Reference1
Reference2
Reference3
This is a high level overview about graphics pipeline. Some stages are programmable but the others are fixed functions. All the following stages are processed by GPU and with multithreading, which means that they are executed parallelly.
Input Assembler (Fixed Function)
In this stage, the GPU reads data of each triangle as input from vertex buffer, and its output includes the coordinate, UV, Normal, and ID of each vertex.
Vertex Shader (Programmable with glsl)
Vertex Shader performs some transformations such as rotation of each vertex passed from Input Assembler
Tesselation
This stage includes hull shader (fixed function), tesselator (programmable) and domain shader (fixed function).
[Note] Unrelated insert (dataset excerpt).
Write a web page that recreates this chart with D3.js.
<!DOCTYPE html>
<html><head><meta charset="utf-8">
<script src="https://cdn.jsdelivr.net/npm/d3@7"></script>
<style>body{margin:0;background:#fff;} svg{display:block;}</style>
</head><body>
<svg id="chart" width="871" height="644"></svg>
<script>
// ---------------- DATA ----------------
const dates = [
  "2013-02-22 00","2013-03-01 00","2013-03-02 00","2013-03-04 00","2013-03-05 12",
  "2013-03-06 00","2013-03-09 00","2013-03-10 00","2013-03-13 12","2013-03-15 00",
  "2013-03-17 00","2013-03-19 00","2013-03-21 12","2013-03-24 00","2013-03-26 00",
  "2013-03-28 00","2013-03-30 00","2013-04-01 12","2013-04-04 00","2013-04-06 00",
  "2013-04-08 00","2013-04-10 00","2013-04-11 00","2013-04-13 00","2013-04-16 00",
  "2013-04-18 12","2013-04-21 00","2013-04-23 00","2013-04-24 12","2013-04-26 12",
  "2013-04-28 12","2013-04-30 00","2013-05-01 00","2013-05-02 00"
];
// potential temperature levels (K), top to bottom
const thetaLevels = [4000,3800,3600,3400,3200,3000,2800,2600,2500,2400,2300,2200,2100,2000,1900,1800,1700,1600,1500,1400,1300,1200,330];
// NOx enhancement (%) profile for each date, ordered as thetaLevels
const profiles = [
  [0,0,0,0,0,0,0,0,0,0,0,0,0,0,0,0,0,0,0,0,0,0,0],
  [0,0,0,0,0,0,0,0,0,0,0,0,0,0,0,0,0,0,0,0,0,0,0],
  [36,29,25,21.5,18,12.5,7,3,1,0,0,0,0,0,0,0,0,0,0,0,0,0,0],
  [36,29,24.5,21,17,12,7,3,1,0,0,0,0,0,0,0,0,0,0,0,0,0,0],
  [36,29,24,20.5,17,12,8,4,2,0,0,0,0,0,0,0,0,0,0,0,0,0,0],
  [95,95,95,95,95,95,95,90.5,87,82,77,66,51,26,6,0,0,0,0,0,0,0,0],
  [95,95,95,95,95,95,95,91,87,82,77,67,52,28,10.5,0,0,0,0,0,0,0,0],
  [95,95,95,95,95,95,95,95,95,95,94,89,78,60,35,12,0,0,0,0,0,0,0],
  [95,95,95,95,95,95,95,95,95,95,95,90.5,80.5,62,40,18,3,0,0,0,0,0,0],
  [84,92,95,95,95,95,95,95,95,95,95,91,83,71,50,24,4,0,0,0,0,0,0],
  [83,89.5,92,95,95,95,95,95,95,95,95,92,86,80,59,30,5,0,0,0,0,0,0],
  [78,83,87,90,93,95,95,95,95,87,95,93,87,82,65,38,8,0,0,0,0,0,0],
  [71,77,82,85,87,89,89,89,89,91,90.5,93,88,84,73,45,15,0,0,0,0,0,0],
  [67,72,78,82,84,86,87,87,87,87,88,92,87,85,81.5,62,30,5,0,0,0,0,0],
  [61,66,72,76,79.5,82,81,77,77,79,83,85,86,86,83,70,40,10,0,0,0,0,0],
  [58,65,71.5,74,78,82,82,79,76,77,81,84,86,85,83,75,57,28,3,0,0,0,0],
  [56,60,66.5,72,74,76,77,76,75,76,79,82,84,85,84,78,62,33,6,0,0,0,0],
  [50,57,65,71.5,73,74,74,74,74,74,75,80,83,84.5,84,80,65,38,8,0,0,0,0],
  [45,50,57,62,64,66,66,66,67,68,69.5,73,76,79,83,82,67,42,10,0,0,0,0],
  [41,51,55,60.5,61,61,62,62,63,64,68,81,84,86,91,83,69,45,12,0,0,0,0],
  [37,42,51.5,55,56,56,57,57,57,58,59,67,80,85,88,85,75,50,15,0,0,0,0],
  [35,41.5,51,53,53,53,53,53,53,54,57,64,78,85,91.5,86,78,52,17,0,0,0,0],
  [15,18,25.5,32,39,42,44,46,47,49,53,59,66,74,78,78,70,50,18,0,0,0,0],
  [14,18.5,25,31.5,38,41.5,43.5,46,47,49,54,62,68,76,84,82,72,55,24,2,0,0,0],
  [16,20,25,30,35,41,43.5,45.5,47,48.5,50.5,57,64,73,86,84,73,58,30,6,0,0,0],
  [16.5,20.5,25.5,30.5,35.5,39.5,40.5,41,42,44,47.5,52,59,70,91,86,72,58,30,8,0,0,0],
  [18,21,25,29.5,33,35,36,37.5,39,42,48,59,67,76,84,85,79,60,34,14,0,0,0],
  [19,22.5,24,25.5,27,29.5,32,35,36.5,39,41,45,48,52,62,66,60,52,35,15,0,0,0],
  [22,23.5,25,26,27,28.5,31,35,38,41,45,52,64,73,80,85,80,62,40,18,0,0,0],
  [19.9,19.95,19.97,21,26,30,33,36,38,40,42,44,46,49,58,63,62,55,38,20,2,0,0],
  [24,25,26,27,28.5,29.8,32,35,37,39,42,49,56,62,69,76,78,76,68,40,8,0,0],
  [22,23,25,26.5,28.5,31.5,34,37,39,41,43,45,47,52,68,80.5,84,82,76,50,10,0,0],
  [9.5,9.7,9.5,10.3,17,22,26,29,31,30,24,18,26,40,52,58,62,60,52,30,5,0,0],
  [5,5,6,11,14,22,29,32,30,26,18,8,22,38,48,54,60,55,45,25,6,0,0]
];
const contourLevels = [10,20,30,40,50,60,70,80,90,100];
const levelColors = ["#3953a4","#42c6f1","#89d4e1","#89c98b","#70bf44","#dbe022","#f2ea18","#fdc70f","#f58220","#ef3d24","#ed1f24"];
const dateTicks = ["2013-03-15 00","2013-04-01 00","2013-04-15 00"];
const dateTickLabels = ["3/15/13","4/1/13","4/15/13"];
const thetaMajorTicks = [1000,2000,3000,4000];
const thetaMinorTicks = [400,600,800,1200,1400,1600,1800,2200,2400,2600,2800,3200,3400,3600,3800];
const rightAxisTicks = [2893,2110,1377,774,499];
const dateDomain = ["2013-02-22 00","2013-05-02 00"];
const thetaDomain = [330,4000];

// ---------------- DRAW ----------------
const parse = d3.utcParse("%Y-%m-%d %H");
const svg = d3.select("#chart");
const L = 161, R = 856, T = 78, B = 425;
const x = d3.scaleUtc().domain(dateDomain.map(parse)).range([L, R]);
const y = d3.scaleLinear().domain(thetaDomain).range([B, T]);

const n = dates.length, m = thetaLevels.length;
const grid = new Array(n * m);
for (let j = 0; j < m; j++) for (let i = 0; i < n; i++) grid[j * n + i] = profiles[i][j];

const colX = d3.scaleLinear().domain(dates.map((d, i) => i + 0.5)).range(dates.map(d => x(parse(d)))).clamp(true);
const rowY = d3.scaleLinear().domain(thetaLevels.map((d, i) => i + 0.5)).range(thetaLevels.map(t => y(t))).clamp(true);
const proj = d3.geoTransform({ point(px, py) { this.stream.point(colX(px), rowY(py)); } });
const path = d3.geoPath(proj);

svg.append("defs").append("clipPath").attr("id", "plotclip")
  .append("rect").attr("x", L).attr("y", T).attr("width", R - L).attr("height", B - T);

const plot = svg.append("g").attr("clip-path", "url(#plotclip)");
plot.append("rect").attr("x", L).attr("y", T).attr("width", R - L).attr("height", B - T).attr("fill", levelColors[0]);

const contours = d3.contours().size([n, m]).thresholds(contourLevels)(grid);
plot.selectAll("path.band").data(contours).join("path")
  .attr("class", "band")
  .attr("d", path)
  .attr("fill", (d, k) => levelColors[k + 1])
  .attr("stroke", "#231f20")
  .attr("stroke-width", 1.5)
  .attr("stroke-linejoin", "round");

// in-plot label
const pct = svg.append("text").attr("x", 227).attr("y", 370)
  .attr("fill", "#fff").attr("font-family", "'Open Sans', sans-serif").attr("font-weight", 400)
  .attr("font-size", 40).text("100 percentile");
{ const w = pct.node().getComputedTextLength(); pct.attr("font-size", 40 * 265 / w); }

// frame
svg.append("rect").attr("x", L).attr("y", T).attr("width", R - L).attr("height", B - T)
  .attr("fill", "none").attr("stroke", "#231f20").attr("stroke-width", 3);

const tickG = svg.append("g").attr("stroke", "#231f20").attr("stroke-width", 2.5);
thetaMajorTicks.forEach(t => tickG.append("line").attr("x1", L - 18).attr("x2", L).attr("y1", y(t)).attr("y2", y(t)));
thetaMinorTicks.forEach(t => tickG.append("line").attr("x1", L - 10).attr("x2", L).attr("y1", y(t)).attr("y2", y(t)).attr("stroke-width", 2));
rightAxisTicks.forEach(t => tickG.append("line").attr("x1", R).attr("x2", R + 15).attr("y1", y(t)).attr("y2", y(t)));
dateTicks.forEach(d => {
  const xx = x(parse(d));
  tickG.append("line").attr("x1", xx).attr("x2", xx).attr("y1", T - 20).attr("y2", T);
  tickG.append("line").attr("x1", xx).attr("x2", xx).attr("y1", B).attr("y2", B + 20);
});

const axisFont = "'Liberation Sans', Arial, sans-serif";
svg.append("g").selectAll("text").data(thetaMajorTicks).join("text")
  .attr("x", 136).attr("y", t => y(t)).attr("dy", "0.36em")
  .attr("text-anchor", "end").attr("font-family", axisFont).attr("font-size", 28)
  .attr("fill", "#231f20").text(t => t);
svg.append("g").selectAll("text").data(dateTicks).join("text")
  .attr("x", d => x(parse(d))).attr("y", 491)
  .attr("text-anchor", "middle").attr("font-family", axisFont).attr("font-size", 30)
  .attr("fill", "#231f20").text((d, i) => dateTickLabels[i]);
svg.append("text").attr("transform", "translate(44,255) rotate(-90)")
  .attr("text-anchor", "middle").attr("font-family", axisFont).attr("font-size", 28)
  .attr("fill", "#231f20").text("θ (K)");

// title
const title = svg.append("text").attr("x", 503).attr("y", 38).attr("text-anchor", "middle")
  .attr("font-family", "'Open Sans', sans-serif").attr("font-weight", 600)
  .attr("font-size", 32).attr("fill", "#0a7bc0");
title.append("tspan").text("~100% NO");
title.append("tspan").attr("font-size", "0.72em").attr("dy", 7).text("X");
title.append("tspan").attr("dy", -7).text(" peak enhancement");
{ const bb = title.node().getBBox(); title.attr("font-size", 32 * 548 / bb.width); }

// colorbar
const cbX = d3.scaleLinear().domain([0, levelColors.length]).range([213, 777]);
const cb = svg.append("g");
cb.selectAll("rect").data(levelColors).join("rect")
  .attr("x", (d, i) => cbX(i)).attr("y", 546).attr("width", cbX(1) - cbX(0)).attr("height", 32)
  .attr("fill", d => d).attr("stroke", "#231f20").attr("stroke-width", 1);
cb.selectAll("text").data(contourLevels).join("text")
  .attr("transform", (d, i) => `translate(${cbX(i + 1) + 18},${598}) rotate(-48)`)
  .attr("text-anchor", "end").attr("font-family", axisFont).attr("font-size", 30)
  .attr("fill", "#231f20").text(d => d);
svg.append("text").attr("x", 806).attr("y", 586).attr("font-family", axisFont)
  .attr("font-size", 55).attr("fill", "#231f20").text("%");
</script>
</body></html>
In short, it converts a low poly model to high poly model by introducing more triangles to increase the quality of output image.
Geometry Shader (Fixed Function)
Takes each transformed primitive (triangle, etc) and can perform calculations on it. This can add new points, take them away or move them as required. This can be used to add or remove levels of detail dynamically from a single base mesh, create mathematical meshes based on a point (for complex particle systems) and other similar tasks
Rasterization (Fixed Function)
It breaks geometry into fragments for each pixel the triangle overlaps. Its output includes the coordinate of each pixel and the interpolated parameter value.
Fragment Shader (Programmable with glsl)
It is also referred as pixel shader. It processes each fragment and outputs values such as color
Color Blending (Fixed Function)
It mixes different fragments corresponding to the same pixel.
Frame Buffer
The output image
PS: CPU VS GPU
A graphic card contains GPU and some other outer devices in the motherboard. In contrast with CPU, the GPU has much more physical cores. And each physical core (for GPU and CPU) in a specific time point, only executes one thread but since it stores context of other threads so this core appears to run different threads parallelly but this “parallelism” is not real, it should be “concurrency” actually. The cores of GPU excels at sequential execution but fails at something like branches, loops, or recursion because they invoke jump instructions. The cache and memory in the motherboard of graphic card handled by GPU are significantly smaller than CPU.